The cleaning validation lifecycle includes assessment, development, validation, and monitoring.
A cleaning validation lifecycle starts with the cleaning assessment, in which the cleaning activities that need to be conducted are chosen. Assessment is followed by development and validation. Once validation is completed, the equipment can be used. The next stage of monitoring continues until something changes, and then the cycle begins again with assessment.
Assessment
To be sure that your existing cleaning validation methods and documentation meet current requirements, you should perform a cleaning gap assessment. Assess what gaps there are between your documentation and current expectations from investigators. Determine whether your gaps are defendable as is, can be bridged with additional work, or are sufficient to warrant revalidation. In some cases, companies have not revalidated for anywhere from 3 to 10 years, and will likely need to revalidate. If you have a cleaning validation program that is current, however, then you might just need to do a change assessment. If you have made a change to your system then you must assess that gap between the cleaning state and current requirements to determine whether the change does not impact your cleaning validation, can be bridged with additional work, or needs a complete revalidation based on that change.
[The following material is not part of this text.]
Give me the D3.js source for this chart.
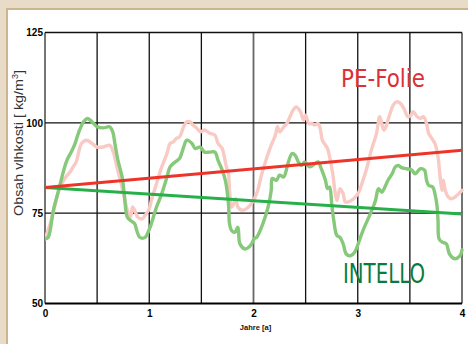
<!DOCTYPE html>
<html><head><meta charset="utf-8">
<script src="https://cdn.jsdelivr.net/npm/d3@7"></script>
<style>html,body{margin:0;padding:0;background:#e8dcc8;}svg{display:block;}</style>
</head><body>
<svg id="c" width="468" height="344"></svg>
<script>
// Data
const xTicks = [0, 1, 2, 3, 4];
const yTicks = [50, 75, 100, 125];
const xLabel = "Jahre [a]";
const seriesNames = ["PE-Folie", "INTELLO"];

const peT = [0,0.05,0.10,0.14,0.19,0.24,0.27,0.30,0.32,0.35,0.40,0.45,0.50,0.56,0.62,0.66,0.69,0.73,0.76,0.79,0.82,0.84,0.86,0.89,0.93,0.96,1.00,
  1.02,1.07,1.12,1.17,1.20,1.23,1.26,1.29,1.33,1.36,1.39,1.42,1.46,1.49,1.53,1.58,1.63,1.66,1.70,1.72,1.74,1.76,1.77,1.79,1.81,1.83,1.85,1.89,1.93,1.98,
  2.03,2.08,2.13,2.17,2.21,2.23,2.25,2.29,2.32,2.35,2.38,2.41,2.45,2.48,2.50,2.53,2.56,2.59,2.62,2.64,2.66,2.69,2.71,2.73,2.76,2.78,2.80,2.83,2.86,2.88,2.91,2.96,3.01,
  3.04,3.09,3.13,3.18,3.21,3.23,3.25,3.27,3.29,3.31,3.34,3.37,3.41,3.45,3.48,3.51,3.53,3.57,3.60,3.63,3.66,3.68,3.71,3.74,3.77,3.79,3.81,3.82,3.84,3.87,3.90,3.93,3.97,4.00];
const peV = [67.9,72.1,77.6,81.8,84.6,86.4,87.8,89.2,91.5,94.3,95.2,94.3,93.3,93.3,93.8,91.5,87.8,83.2,79.4,75.8,73.9,76.7,75.8,73.9,73.4,74.4,76.2,
  78.5,83.2,87.8,91.5,94.3,94.7,95.7,96.1,98.9,100.3,100.3,99.4,98.4,97.5,98.0,97.1,96.6,94.3,92.9,90.6,87.8,85.9,81.3,76.7,77.6,79.0,76.7,75.8,76.2,77.6,
  80.4,85.9,90.6,93.8,96.6,98.9,97.5,98.9,99.8,101.7,103.5,104.4,103.1,100.8,102.1,99.8,99.8,99.4,99.8,98.4,95.2,93.8,92.9,90.6,85.9,81.3,78.5,81.8,80.4,78.1,78.1,79.0,80.8,
  83.2,87.8,92.4,97.1,101.7,99.8,98.0,98.9,100.8,102.6,104.9,105.8,105.4,103.5,101.7,102.1,103.1,101.7,101.2,101.7,99.8,97.1,95.7,94.3,90.6,85.0,81.3,84.1,81.3,79.4,79.0,79.4,80.4,81.3];

const intT = [0,0.03,0.08,0.13,0.18,0.21,0.26,0.29,0.32,0.37,0.41,0.45,0.50,0.56,0.62,0.65,0.67,0.70,0.74,0.76,0.79,0.82,0.86,0.88,0.91,0.96,1.00,
  1.02,1.07,1.12,1.17,1.20,1.25,1.29,1.33,1.36,1.41,1.44,1.49,1.53,1.58,1.63,1.66,1.70,1.73,1.76,1.77,1.79,1.82,1.85,1.87,1.92,1.97,2.01,
  2.03,2.09,2.14,2.17,2.18,2.22,2.25,2.29,2.31,2.33,2.37,2.40,2.43,2.46,2.49,2.54,2.59,2.62,2.65,2.69,2.71,2.73,2.75,2.77,2.80,2.83,2.86,2.89,2.93,2.97,3.01,
  3.05,3.12,3.17,3.19,3.20,3.23,3.26,3.29,3.33,3.36,3.39,3.42,3.47,3.52,3.55,3.60,3.64,3.66,3.68,3.72,3.74,3.76,3.77,3.78,3.81,3.85,3.88,3.93,3.98,4.00];
const intV = [67.9,68.3,75.8,81.3,86.9,89.6,92.4,94.4,97.1,100.3,101.2,100.3,98.9,98.6,98.9,97.5,94.3,89.6,85.0,80.4,73.9,73.0,72.1,70.2,68.3,68.3,70.5,
  72.1,76.7,80.4,85.0,87.8,89.2,90.1,93.3,95.2,94.3,92.9,93.3,91.9,91.9,91.9,89.6,86.9,84.1,77.6,72.1,70.2,69.7,71.1,66.5,65.1,66.0,68.0,
  68.3,72.1,76.7,81.3,84.6,84.1,85.5,85.0,86.4,88.7,91.5,91.0,89.2,88.2,89.2,87.8,88.7,89.2,87.3,84.1,81.8,82.2,77.6,73.0,68.8,68.3,66.5,63.7,63.2,64.2,67.0,
  70.2,74.8,78.5,81.3,81.8,80.8,82.2,84.1,85.9,87.8,88.2,87.6,87.3,86.9,85.9,87.3,86.9,84.1,82.7,82.2,80.4,77.1,73.0,67.9,67.0,66.5,63.7,62.4,63.2,64.8];

const peTrendT = [0, 4];
const peTrendV = [82.1, 92.4];
const intTrendT = [0, 4];
const intTrendV = [82.1, 74.8];

// Layout
const svg = d3.select("#c");
const W = 468, H = 344;
const m = {left: 45, right: 462, top: 32.5, bottom: 303.5};

// frame
svg.append("rect").attr("x", 0).attr("y", 0).attr("width", W).attr("height", H).attr("fill", "#e8dcc8");
svg.append("rect").attr("x", 6).attr("y", 8).attr("width", W).attr("height", H).attr("fill", "#cbb48e");
svg.append("rect").attr("x", 8).attr("y", 10).attr("width", W).attr("height", H).attr("fill", "#ffffff");

const x = d3.scaleLinear().domain([0, 4]).range([m.left, m.right]);
const y = d3.scaleLinear().domain([50, 125]).range([m.bottom, m.top]);

// grid: vertical every 0.5
const vGrid = d3.range(0, 4.01, 0.5);
svg.append("g").selectAll("line").data(vGrid).join("line")
  .attr("x1", d => x(d)).attr("x2", d => x(d))
  .attr("y1", m.top).attr("y2", m.bottom)
  .attr("stroke", (d,i) => (i === 0 || i === 8 || i === 4) ? "#666" : "#111")
  .attr("stroke-width", (d,i) => (i === 0 || i === 8 || i === 4) ? 1.8 : 1.3);
svg.append("g").selectAll("line").data(yTicks).join("line")
  .attr("x1", m.left).attr("x2", m.right)
  .attr("y1", d => y(d)).attr("y2", d => y(d))
  .attr("stroke", d => d === 50 ? "#000" : "#111")
  .attr("stroke-width", d => d === 50 ? 2 : 1.3);

// clip
svg.append("clipPath").attr("id", "clip").append("rect")
  .attr("x", m.left).attr("y", m.top).attr("width", m.right - m.left + 2).attr("height", m.bottom - m.top);

const line = d3.line().x(d => x(d[0])).y(d => y(d[1])).curve(d3.curveCatmullRom.alpha(0.5));
const lineStraight = d3.line().x(d => x(d[0])).y(d => y(d[1]));

const g = svg.append("g").attr("clip-path", "url(#clip)");
g.append("path").datum(peT.map((t, i) => [t, peV[i]]))
  .attr("d", line).attr("fill", "none").attr("stroke", "#f9c9c4").attr("stroke-width", 3.4)
  .attr("stroke-linejoin", "round").attr("stroke-linecap", "round");
g.append("path").datum(intT.map((t, i) => [t, intV[i]]))
  .attr("d", line).attr("fill", "none").attr("stroke", "#86c97a").attr("stroke-width", 3.4)
  .attr("stroke-linejoin", "round").attr("stroke-linecap", "round");
g.append("path").datum(intTrendT.map((t, i) => [t, intTrendV[i]]))
  .attr("d", lineStraight).attr("fill", "none").attr("stroke", "#27b04a").attr("stroke-width", 3);
g.append("path").datum(peTrendT.map((t, i) => [t, peTrendV[i]]))
  .attr("d", lineStraight).attr("fill", "none").attr("stroke", "#ee3328").attr("stroke-width", 3);

// axes labels
const yAxis = d3.axisLeft(y).tickValues(yTicks).tickFormat(d3.format("d")).tickSize(0).tickPadding(2);
const ya = svg.append("g").attr("transform", `translate(${m.left},0)`).call(yAxis);
ya.select(".domain").remove();
ya.selectAll("text").attr("font-family", "Liberation Sans, Arial, sans-serif")
  .attr("font-weight", "bold").attr("font-size", 10).attr("fill", "#000");

const xAxis = d3.axisBottom(x).tickValues(xTicks).tickFormat(d3.format("d")).tickSize(0).tickPadding(6);
const xa = svg.append("g").attr("transform", `translate(0,${m.bottom})`).call(xAxis);
xa.select(".domain").remove();
xa.selectAll("text").attr("font-family", "Liberation Sans, Arial, sans-serif")
  .attr("font-weight", "bold").attr("font-size", 10).attr("fill", "#000");

svg.append("text").attr("x", x(2) + 2).attr("y", 330)
  .attr("text-anchor", "middle").attr("font-family", "Liberation Sans, Arial, sans-serif")
  .attr("font-weight", "bold").attr("font-size", 7.5).attr("fill", "#111").text(xLabel);

// y title (fit to the span it occupies in the reference)
const yt = svg.append("text")
  .attr("text-anchor", "middle").attr("font-family", "Liberation Sans, Arial, sans-serif")
  .attr("font-size", 13.5).attr("fill", "#333");
yt.append("tspan").text("Obsah vlhkosti [ kg/m");
yt.append("tspan").attr("dy", -5).attr("font-size", 8.5).text("3");
yt.append("tspan").attr("dy", 5).text("]");
const tw = yt.node().getBBox().width;
const sx = 146 / tw;
yt.attr("transform", `translate(23,143) rotate(-90) scale(${sx},1)`);

// series labels
svg.append("text").attr("x", 341).attr("y", 87)
  .attr("font-family", "Liberation Sans Narrow, DejaVu Sans Condensed, sans-serif")
  .attr("font-size", 25).attr("fill", "#d9303a")
  .attr("textLength", 84).attr("lengthAdjust", "spacingAndGlyphs").text(seriesNames[0]);
svg.append("text").attr("x", 343).attr("y", 283)
  .attr("font-family", "Liberation Sans Narrow, DejaVu Sans Condensed, sans-serif")
  .attr("font-size", 26).attr("fill", "#0b7a3e")
  .attr("textLength", 82).attr("lengthAdjust", "spacingAndGlyphs").text(seriesNames[1]);
</script>
</body></html>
Development and validation
Cleaning development can involve a design of experiments or directed development. The objective is to gain process understanding to ensure that your new or revised cleaning procedure is in a state ready for validation. Ideally, validation will demonstrate that your cleaning procedures are effectively and consistently reducing product and cleaning agent residues from the product contact surfaces down to acceptable limits. Cleaning validation should also demonstrate that storage conditions do not allow for proliferation of microorganisms (i.e., clean and dirty hold times). Campaign length should also be considered; a cleaning validation should show that equipment will be clean after the maximum campaign length. You should not conduct cleaning validation after a single batch, for example, and then run 100 batches without supporting evidence.
Monitoring
Monitoring will ensure that the validated cleaning process for the product-contact equipment remains in a state of control and is maintained in a validated state. As part of the validation step, you should do a risk assessment to determine how often you need to test in the monitoring phase. Initially, for example, you should monitor at least once a quarter to build a database; monitoring may be needed less frequently once a database is established.
Changes
Inevitably, changes will occur, and can involve the equipment, cleaning process, or product matrix, for example. When a change is encountered that potentially impacts cleaning, then the validation lifecycle starts over again. In the past, people might finish the validation step but not have an effective monitoring program. Monitoring is a good way to identify changes and to keep a cleaning validation program at the forefront.